A: I have to turn around and look at the map. North Creek, near Gore Mountain. And one of my very special places is Long Lake because you can canoe and get up into the center of the Adirondacks without too much effort. Tupper Lake really has wonderful areas around town that are worthwhile to visit. Saranac Lake is an American community all unto itself; it’s a wonderful, vibrant place. Lake Placid, everyone knows. Keene and Keene Valley, tiny little places there are gateways to the adjacent wilderness areas where you can outfit yourself, have a nice rest in a bed-and-breakfast and be up on the trails at the crack of dawn the next morning.
There’s a sweet little town in the northwestern part of the park called Wanakena. It’s on Route 3 in Cranberry Lake. That little town is a special secret. The people in the town got together and put together what they call the Cranberry 50, it’s a looping trail that goes around Cranberry Lake. It’s a 50-mile hike, but you can canoe out and find a campsite so you don’t have to hike the whole thing. . . . It’s got some exciting little bed-and-breakfasts and they recognize they have to market to a wide audience. It’s a very small town, it’s a very special place to visit. In any season, they have an offering for you.
Q: How about places to swim?
A: I live on the Lake Champlain side of the park, so I’m familiar with many secret swimming holes. For somebody driving in a car on Route 73, Chapel Pond in Essex County. You pull into the parking lot and swim in some of the best quality water in the world. I mentioned Long Lake. Almost all these lakes have public access. That’s the wonderful thing about the Adirondacks; it really is a park whose public lands belong to the people of New York. It doesn’t close at 6 o’clock, you can camp or swim or hike to your heart’s delight up here.
Q: Places to eat?
A: They’re everywhere. I just had lunch today at the Blue Moon Cafe in Saranac Lake. There’s a place in Keene Valley, the Noon Mark Diner, where you get some real local color. The Long Lake Hotel has a Saturday night barbecue, which is a must-do if you’ve got little kids. We have plenty of fine eating establishments during the summer season. It gets a little sparse in the winter, but if you know the places you can get to them.
Q: How do you see the ecological state of the Adirondack Park?
A: There used to be a report called the “State of the Parks” done by the National Parks and Conservation Association. If I was to look over the past 10 or 20 years of the Adirondack Park, the ecological state of the Adirondack Park is improving. Part of that has been through the good efforts of the Adirondack Council and others particularly in terms of acid rain. The acidity levels are dropping in our lakes and forests and native fish populations are returning. But there’s a long way to go.
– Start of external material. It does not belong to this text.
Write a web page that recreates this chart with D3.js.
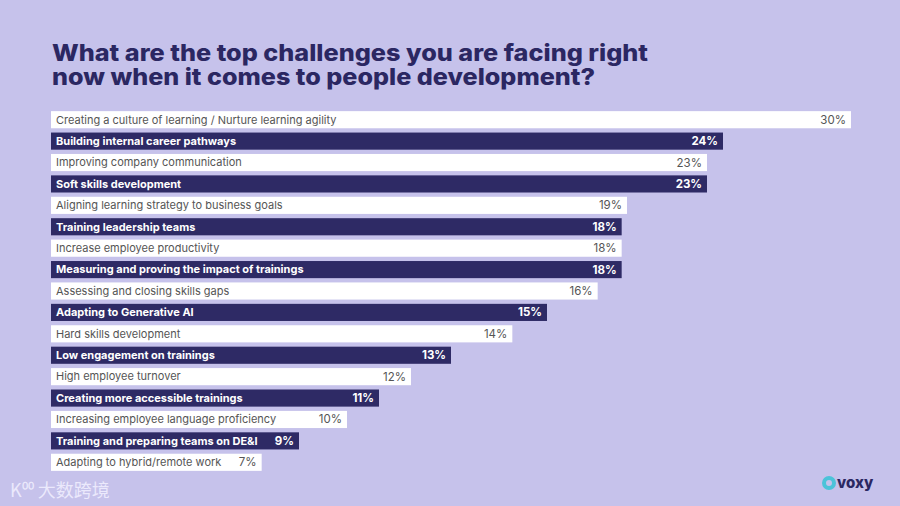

Of particular concern to the Adirondack Council and others are the coming effects of climate change and also of invasive species, two major threats that everyone knows about. In the Adirondacks, people are sensitive, for example, to snow and what that means to the winter economy or to invasive species in our lakes and what that means to water quality in both recreation and economic benefits to our communities. We’re nervous about that and I think there’s a lot of work to be done in the future.
Q: Can people help?
A: Absolutely they can do things. If you’re coming into the park, don’t bring any firewood from outside because you might be carrying in the woolly adelgid or Asian longhorn beetle that have been devastating forests further to the south. Clean your boats before and after you put them into our Adirondack lakes. There are groups that are pulling invasive plants like Japanese knotweed out of our streams and roadside crews that are working hard to remove invasives. New York state has an opportunity in the Adirondacks really to set in place a gem of a conservation area far into the future. And that’s going to be important as effects of climate change roll over us.